• Data shown:
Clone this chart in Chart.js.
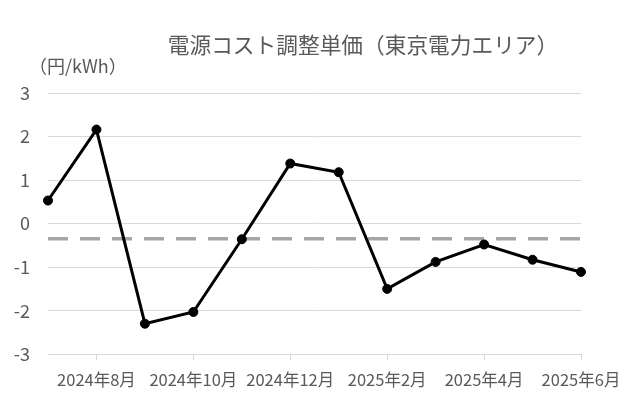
<!DOCTYPE html>
<html>
<head>
<meta charset="utf-8">
<script src="https://cdn.jsdelivr.net/npm/chart.js@4/dist/chart.umd.min.js"></script>
<style>
  html, body { margin: 0; padding: 0; background: #fff; }
  #wrap { width: 640px; height: 400px; }
</style>
</head>
<body>
<div id="wrap"><canvas id="myChart" width="640" height="400"></canvas></div>
<script>
// ---------------- data ----------------
var months = ['2024年7月', '2024年8月', '2024年9月', '2024年10月', '2024年11月', '2024年12月',
              '2025年1月', '2025年2月', '2025年3月', '2025年4月', '2025年5月', '2025年6月'];
var unitPrice = [0.53, 2.16, -2.30, -2.03, -0.36, 1.38, 1.18, -1.50, -0.88, -0.48, -0.83, -1.11];
var avgLine = [-0.35, -0.35, -0.35, -0.35, -0.35, -0.35, -0.35, -0.35, -0.35, -0.35, -0.35, -0.35];
var yTicks = [-3, -2, -1, 0, 1, 2, 3];

var titleText = '電源コスト調整単価（東京電力エリア）';
var unitText = '（円/kWh）';
var fontFam = '"Noto Sans CJK JP", "Noto Sans", sans-serif';

// title + unit label
var headerPlugin = {
    id: 'header',
    afterDraw: function(chart) {
        var c = chart.ctx;
        c.save();
        c.fillStyle = '#595959';
        c.textBaseline = 'middle';
        c.textAlign = 'center';
        c.font = '21.7px ' + fontFam;
        c.fillText(titleText, 363, 45);
        c.textAlign = 'left';
        c.font = '18px ' + fontFam;
        c.fillText(unitText, 29, 66);
        c.restore();
    }
};

var ctx = document.getElementById('myChart').getContext('2d');
var chart = new Chart(ctx, {
    type: 'line',
    data: {
        labels: months,
        datasets: [{
            data: unitPrice,
            borderColor: '#000',
            backgroundColor: '#000',
            borderWidth: 3,
            pointRadius: 4.5,
            pointBorderWidth: 1,
            pointHoverRadius: 4.5,
            tension: 0
        }, {
            data: avgLine,
            borderColor: '#a6a6a6',
            borderWidth: 3.5,
            borderDash: [20, 12],
            pointRadius: 0,
            tension: 0
        }]
    },
    options: {
        responsive: false,
        animation: false,
        layout: { padding: { left: 0, right: 59, top: 93, bottom: 0 } },
        plugins: { legend: { display: false }, title: { display: false }, tooltip: { enabled: false } },
        scales: {
            x: {
                offset: false,
                border: { display: true, color: '#d9d9d9' },
                grid: {
                    drawOnChartArea: false,
                    drawTicks: true,
                    tickLength: 6,
                    color: function(c) { return c.index % 2 === 1 ? '#d9d9d9' : 'rgba(0,0,0,0)'; }
                },
                ticks: {
                    autoSkip: false,
                    maxRotation: 0,
                    padding: 10,
                    color: '#595959',
                    font: { family: fontFam, size: 16.5 },
                    callback: function(v, i) { return i % 2 === 1 ? months[i] : ''; }
                }
            },
            y: {
                min: -3,
                max: 3,
                afterFit: function(scale) { scale.width = 48; },
                afterBuildTicks: function(scale) { scale.ticks = yTicks.map(function(v) { return { value: v }; }); },
                border: { display: false },
                grid: { color: '#d9d9d9', drawTicks: false },
                ticks: {
                    padding: 18,
                    color: '#595959',
                    font: { family: fontFam, size: 18 }
                }
            }
        }
    },
    plugins: [headerPlugin]
});
</script>
</body>
</html>
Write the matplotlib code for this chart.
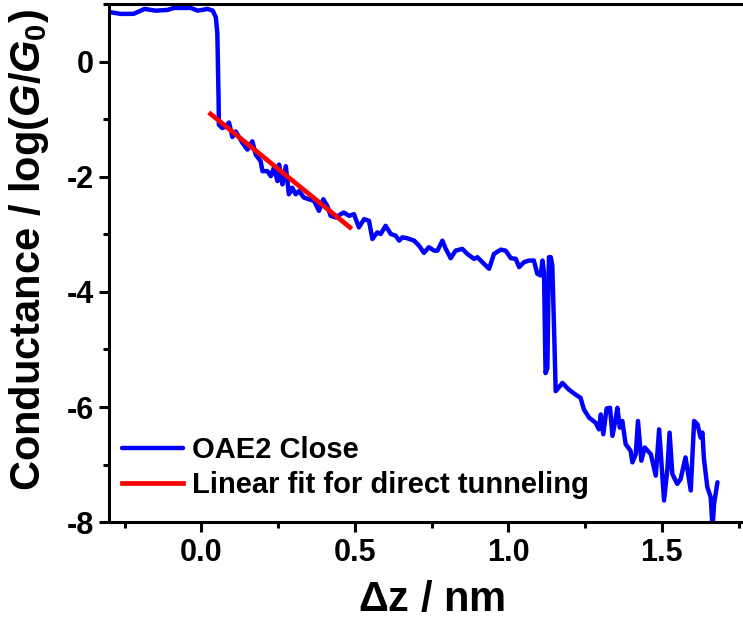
import matplotlib
matplotlib.use("Agg")
import matplotlib.pyplot as plt
from matplotlib.ticker import MultipleLocator

plt.rcParams['font.family'] = ['Liberation Sans', 'DejaVu Sans']
plt.rcParams['font.weight'] = 'bold'
plt.rcParams['mathtext.fontset'] = 'custom'
plt.rcParams['mathtext.rm'] = 'Liberation Sans:bold'
plt.rcParams['mathtext.bf'] = 'Liberation Sans:bold'
plt.rcParams['mathtext.it'] = 'Liberation Sans:italic:bold'

# Blue trace: displacement (nm) and log(G/G0)
dz = [-0.295, -0.263, -0.221, -0.185, -0.149, -0.110, -0.090, -0.035, -0.012, 0.020,
      0.037, 0.047, 0.052, 0.056, 0.057, 0.068, 0.079, 0.090, 0.101, 0.112,
      0.134, 0.150, 0.166, 0.177, 0.193, 0.199, 0.215, 0.226, 0.236, 0.248,
      0.253, 0.264, 0.275, 0.285, 0.296, 0.307, 0.318, 0.334, 0.350, 0.367,
      0.383, 0.397, 0.410, 0.421, 0.437, 0.454, 0.464, 0.481, 0.497, 0.513,
      0.530, 0.546, 0.557, 0.573, 0.584, 0.600, 0.617, 0.633, 0.644, 0.655,
      0.671, 0.693, 0.709, 0.725, 0.741, 0.758, 0.769, 0.785, 0.796, 0.812,
      0.828, 0.850, 0.866, 0.888, 0.899, 0.915, 0.937, 0.953, 0.975, 0.991,
      1.008, 1.024, 1.035, 1.051, 1.067, 1.083, 1.094, 1.105, 1.111, 1.116,
      1.121, 1.127, 1.132, 1.138, 1.143, 1.149, 1.154, 1.176, 1.197, 1.219,
      1.235, 1.246, 1.263, 1.284, 1.295, 1.301, 1.309, 1.320, 1.331, 1.339,
      1.350, 1.355, 1.363, 1.371, 1.382, 1.398, 1.404, 1.415, 1.422, 1.433,
      1.444, 1.464, 1.480, 1.491, 1.507, 1.518, 1.525, 1.534, 1.550, 1.561,
      1.577, 1.594, 1.605, 1.616, 1.626, 1.632, 1.637, 1.648, 1.659, 1.665,
      1.670, 1.681]
logG = [0.855, 0.828, 0.828, 0.914, 0.884, 0.897, 0.931, 0.931, 0.884, 0.914,
        0.884, 0.769, 0.488, -0.667, -1.098, -1.155, -1.128, -1.059, -1.310, -1.214,
        -1.414, -1.529, -1.386, -1.616, -1.731, -1.903, -1.903, -1.990, -1.845, -2.076,
        -1.788, -2.133, -1.817, -2.305, -2.190, -2.305, -2.248, -2.362, -2.391, -2.421,
        -2.593, -2.391, -2.507, -2.679, -2.707, -2.650, -2.621, -2.679, -2.650, -2.879,
        -2.736, -2.766, -3.081, -2.966, -2.995, -2.852, -2.995, -3.024, -3.110, -3.052,
        -3.069, -3.110, -3.197, -3.322, -3.224, -3.283, -3.283, -3.110, -3.253, -3.414,
        -3.283, -3.253, -3.340, -3.426, -3.397, -3.483, -3.598, -3.340, -3.266, -3.283,
        -3.414, -3.426, -3.569, -3.483, -3.455, -3.455, -3.684, -3.714, -3.455, -3.655,
        -5.410, -5.322, -3.397, -3.397, -3.541, -4.684, -5.724, -5.581, -5.697, -5.783,
        -5.840, -6.041, -6.184, -6.271, -6.386, -6.128, -6.472, -6.024, -6.012, -6.500,
        -6.184, -6.012, -6.357, -6.241, -6.645, -6.759, -6.960, -6.817, -6.241, -6.931,
        -6.702, -6.817, -7.190, -6.386, -7.621, -7.076, -6.443, -7.162, -7.334, -7.248,
        -6.874, -7.448, -6.241, -6.300, -6.529, -6.443, -6.903, -7.391, -7.564, -8.100,
        -7.679, -7.305]

# Linear fit for direct tunneling
fit_dz = [0.030, 0.484]
fit_logG = [-0.91, -2.88]

series_labels = ['OAE2 Close', 'Linear fit for direct tunneling']

fig = plt.figure(figsize=(7.43, 6.21), dpi=100)
ax = fig.add_axes([0.1471, 0.159, 0.8677, 0.8346])

ax.plot(dz, logG, color='#0000ff', lw=3.2, label=series_labels[0],
        solid_joinstyle='round', solid_capstyle='round')
ax.plot(fit_dz, fit_logG, color='#ff0000', lw=3.4, label=series_labels[1])

ax.set_xlim(-0.3, 1.8)
ax.set_ylim(-8, 1)
ax.xaxis.set_minor_locator(MultipleLocator(0.25))
ax.yaxis.set_minor_locator(MultipleLocator(1))
ax.set_xticks([0.0, 0.5, 1.0, 1.5])
ax.set_xticklabels(['0.0', '0.5', '1.0', '1.5'])
ax.set_yticks([0, -2, -4, -6, -8])
ax.set_yticklabels(['0', '-2', '-4', '-6', '-8'])

for s in ax.spines.values():
    s.set_linewidth(2.2)
ax.tick_params(which='major', direction='out', length=7, width=2.2, labelsize=22, pad=4)
ax.tick_params(which='minor', direction='out', length=4.5, width=2.2)
ax.tick_params(top=False, right=False, which='both')

ax.set_xlabel(r'$\Delta$z / nm', fontsize=30, fontweight='bold', labelpad=9)
ax.set_ylabel(r'Conductance / log($\it{G}$/$\it{G}_\mathrm{0}$)', fontsize=30, fontweight='bold')
ax.yaxis.set_label_coords(-0.09, 0.526)

leg = ax.legend(loc='lower left', bbox_to_anchor=(0.019, 0.045), frameon=False,
                fontsize=21, handlelength=2.1, handletextpad=0.33, labelspacing=0.23,
                borderpad=0, borderaxespad=0)

fig.savefig('out.png', dpi=100)
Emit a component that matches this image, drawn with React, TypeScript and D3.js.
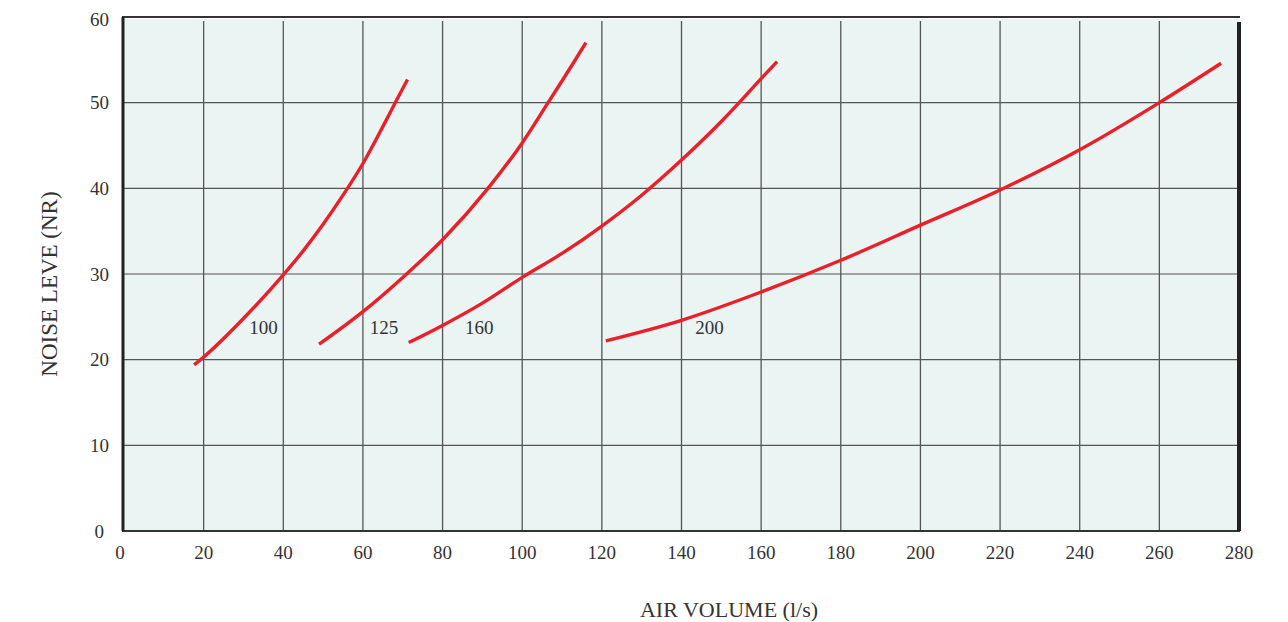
import { useEffect, useRef } from 'react';
import * as d3 from 'd3';

// Noise level (NR) vs air volume (l/s) per duct size
const sizes = ['100', '125', '160', '200'];
const curve100: [number, number][] = [[17.6, 19.4], [20, 20.3], [30, 24.8], [40, 29.9], [45, 32.7], [50, 35.8], [55, 39.2], [60, 42.9], [65, 47.2], [68, 49.9], [71.2, 52.7]];
const curve125: [number, number][] = [[49, 21.8], [60, 25.6], [70, 29.6], [80, 34], [91.4, 40], [100, 45.3], [106.5, 50], [112.8, 54.6], [116, 57]];
const curve160: [number, number][] = [[71.5, 22], [80, 24], [90, 26.6], [100, 29.6], [110, 32.4], [120, 35.6], [130, 39.2], [140, 43.3], [150, 47.8], [160, 52.8], [164, 54.8]];
const curve200: [number, number][] = [[121, 22.2], [140, 24.6], [160, 27.9], [180, 31.6], [200, 35.7], [220, 39.8], [240, 44.5], [260, 50], [275.5, 54.6]];
const labelPos: [number, number][] = [[35, 23.8], [65.3, 23.8], [89.2, 23.8], [147, 23.8]];
const xTicks = d3.range(0, 281, 20);
const yTicks = d3.range(0, 61, 10);

export default function App() {
  const svgRef = useRef<SVGSVGElement>(null);
  const width = 1288, height = 622;

  useEffect(() => {
    if (!svgRef.current) return;
    const svg = d3.select(svgRef.current);
    svg.selectAll('*').remove();

    const x = d3.scaleLinear().domain([0, 280]).range([124, 1239]);
    const y = d3.scaleLinear().domain([0, 60]).range([531, 17]);
    const font = "'Liberation Serif', 'DejaVu Serif', serif";
    const ink = '#333';

    // plot background
    svg.append('rect').attr('x', x(0)).attr('y', y(60) + 2).attr('width', x(280) - x(0)).attr('height', y(0) - y(60) - 2)
      .attr('fill', '#eaf4f2');

    // grid
    svg.append('g').selectAll('line').data(yTicks.filter(d => d > 0 && d < 60)).enter().append('line')
      .attr('x1', x(0)).attr('x2', x(280)).attr('y1', d => y(d)).attr('y2', d => y(d))
      .attr('stroke', '#555').attr('stroke-width', 1.2);
    svg.append('g').selectAll('line').data(xTicks.filter(d => d > 0 && d < 280)).enter().append('line')
      .attr('x1', d => x(d)).attr('x2', d => x(d)).attr('y1', y(60) + 4).attr('y2', y(0))
      .attr('stroke', '#555').attr('stroke-width', 1.3);

    // frame
    svg.append('line').attr('x1', x(0) - 2).attr('x2', x(280) + 1).attr('y1', y(60)).attr('y2', y(60))
      .attr('stroke', ink).attr('stroke-width', 2);
    svg.append('line').attr('x1', x(0) - 2).attr('x2', x(280) + 1).attr('y1', y(0)).attr('y2', y(0))
      .attr('stroke', ink).attr('stroke-width', 2);
    svg.append('line').attr('x1', x(0) - 1).attr('x2', x(0) - 1).attr('y1', y(60)).attr('y2', y(0))
      .attr('stroke', '#222').attr('stroke-width', 3);
    svg.append('line').attr('x1', x(280)).attr('x2', x(280)).attr('y1', y(60) + 5).attr('y2', y(0))
      .attr('stroke', '#222').attr('stroke-width', 4);

    // tick labels
    svg.append('g').selectAll('text').data(yTicks).enter().append('text')
      .attr('x', d => (d === 0 ? 104 : 109)).attr('y', d => y(d) + (d === 60 ? 9 : 6.5)).attr('text-anchor', 'end')
      .attr('font-family', font).attr('font-size', 19).attr('fill', ink).text(d => d);
    svg.append('g').selectAll('text').data(xTicks).enter().append('text')
      .attr('x', d => x(d) - (d === 0 ? 4 : 0)).attr('y', 559).attr('text-anchor', 'middle')
      .attr('font-family', font).attr('font-size', 19).attr('fill', ink).text(d => d);

    // axis titles
    svg.append('text').attr('x', 729).attr('y', 617).attr('text-anchor', 'middle')
      .attr('font-family', font).attr('font-size', 22).attr('fill', ink).text('AIR VOLUME (l/s)');
    svg.append('text').attr('transform', 'translate(57,284) rotate(-90)').attr('text-anchor', 'middle')
      .attr('font-family', font).attr('font-size', 23).attr('fill', ink).text('NOISE LEVE (NR)');

    // curves
    const line = d3.line<[number, number]>().x(d => x(d[0])).y(d => y(d[1])).curve(d3.curveMonotoneX);
    [curve100, curve125, curve160, curve200].forEach(c => {
      svg.append('path').datum(c).attr('d', line)
        .attr('fill', 'none').attr('stroke', '#ea1f29').attr('stroke-width', 3.4);
    });

    // curve labels
    svg.append('g').selectAll('text').data(sizes).enter().append('text')
      .attr('x', (_, i) => x(labelPos[i][0])).attr('y', (_, i) => y(labelPos[i][1]) + 7).attr('text-anchor', 'middle')
      .attr('font-family', font).attr('font-size', 19).attr('fill', ink).text(d => d);
  }, []);

  return <svg ref={svgRef} width={width} height={height} viewBox={`0 0 ${width} ${height}`}
    style={{ display: 'block', position: 'absolute', top: 0, left: 0 }} />;
}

• Set task:
Give back, unchanged, each line from the one containing "Emit a component" through the one containing "const ink = '#333';". Pictures are to be left out.

• Problem solution:
Emit a component that matches this image, drawn with React, TypeScript and D3.js.
import { useEffect, useRef } from 'react';
import * as d3 from 'd3';

// Noise level (NR) vs air volume (l/s) per duct size
const sizes = ['100', '125', '160', '200'];
const curve100: [number, number][] = [[17.6, 19.4], [20, 20.3], [30, 24.8], [40, 29.9], [45, 32.7], [50, 35.8], [55, 39.2], [60, 42.9], [65, 47.2], [68, 49.9], [71.2, 52.7]];
const curve125: [number, number][] = [[49, 21.8], [60, 25.6], [70, 29.6], [80, 34], [91.4, 40], [100, 45.3], [106.5, 50], [112.8, 54.6], [116, 57]];
const curve160: [number, number][] = [[71.5, 22], [80, 24], [90, 26.6], [100, 29.6], [110, 32.4], [120, 35.6], [130, 39.2], [140, 43.3], [150, 47.8], [160, 52.8], [164, 54.8]];
const curve200: [number, number][] = [[121, 22.2], [140, 24.6], [160, 27.9], [180, 31.6], [200, 35.7], [220, 39.8], [240, 44.5], [260, 50], [275.5, 54.6]];
const labelPos: [number, number][] = [[35, 23.8], [65.3, 23.8], [89.2, 23.8], [147, 23.8]];
const xTicks = d3.range(0, 281, 20);
const yTicks = d3.range(0, 61, 10);

export default function App() {
  const svgRef = useRef<SVGSVGElement>(null);
  const width = 1288, height = 622;

  useEffect(() => {
    if (!svgRef.current) return;
    const svg = d3.select(svgRef.current);
    svg.selectAll('*').remove();

    const x = d3.scaleLinear().domain([0, 280]).range([124, 1239]);
    const y = d3.scaleLinear().domain([0, 60]).range([531, 17]);
    const font = "'Liberation Serif', 'DejaVu Serif', serif";
    const ink = '#333';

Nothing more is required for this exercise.